First off, there really should be pictures with this post. And there would be, except . . . we have new kittens. They are very distracting. You’re lucky you got a blog post at all this week! Especially since I’m spending a lot of time removing the kittens from my keyboard so I can write this.
When I started focusing on my immediate surroundings as a source of magic, I started thinking about plants much differently. Suddenly any plant could be the right one for a spell or offering.
Including Nasturtiums, those wonderful orange, red, and yellow flowers that grow so well alongside vegetables, attracting pollinators and offering up edible leaves and blossoms.
I’ll be honest, I’ve never used them for any metaphysical purposes before. But as I was casting around for an “N” topic, I came up against a sad shortage of plants whose name began with N. Then I looked out into my tiny garden and there were those bright blossoms flashing in the sunlight.

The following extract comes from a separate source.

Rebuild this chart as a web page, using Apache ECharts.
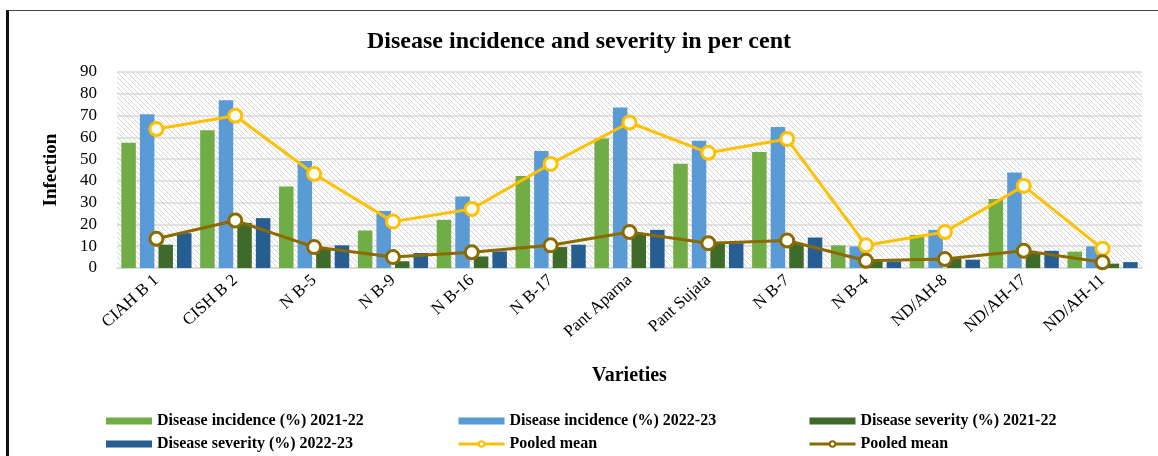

So how might one work with Nasturtium? I’ve not found it addressed in any of my books on magical herbs, which is exciting–it means I get to learn directly from the plant instead of from a book.
Nasturtiums, as I mentioned, are edible. They have a slight hot, peppery flavor. They bloom primarily in shades of yellow, red and orange, and they do very well in hot, bright sunlight. So I would associate them with the element of fire–and I can imagine nasturtiums presiding over the fire portion of a ritual circle very nicely.
As for what kinds of magic they would be useful for, I look at their personality. They’re happy in the vegetable garden. They’re nice to eat. Their energy is bright and cheerful and playful. This suggests to me a possible use of the flowers in blessings–especially for the home and the garden. It also seems they’d be very fitting as part of a summery outdoor handfasting–that happy companionship they offer would be a good addition to ones wishes for a lifelong romantic partnership.
Nasturtium leaves are quite distinct. They have a little circle at their center, where the leaf attaches to the stalk. The veins radiate out from this center point. They look like little green shields. Vines covered in these leaves spread thickly over garden soil, shading it from hot sun. They feel very protective to me.
The combination of the two makes me think nasturtiums are perfect for blessing a new home and garden–and that nasturtium plants would be a lovely housewarming gift (as long as the recipient is likely to plant them).
And given their fiery nature, I’m now thinking they’d be a great plant to put on the altar as an offering for Brigid, or any deity associated with fire (especially fire as used by humans, like hearth and forge).
So if y’all decide to experiment with them, let me know how it goes.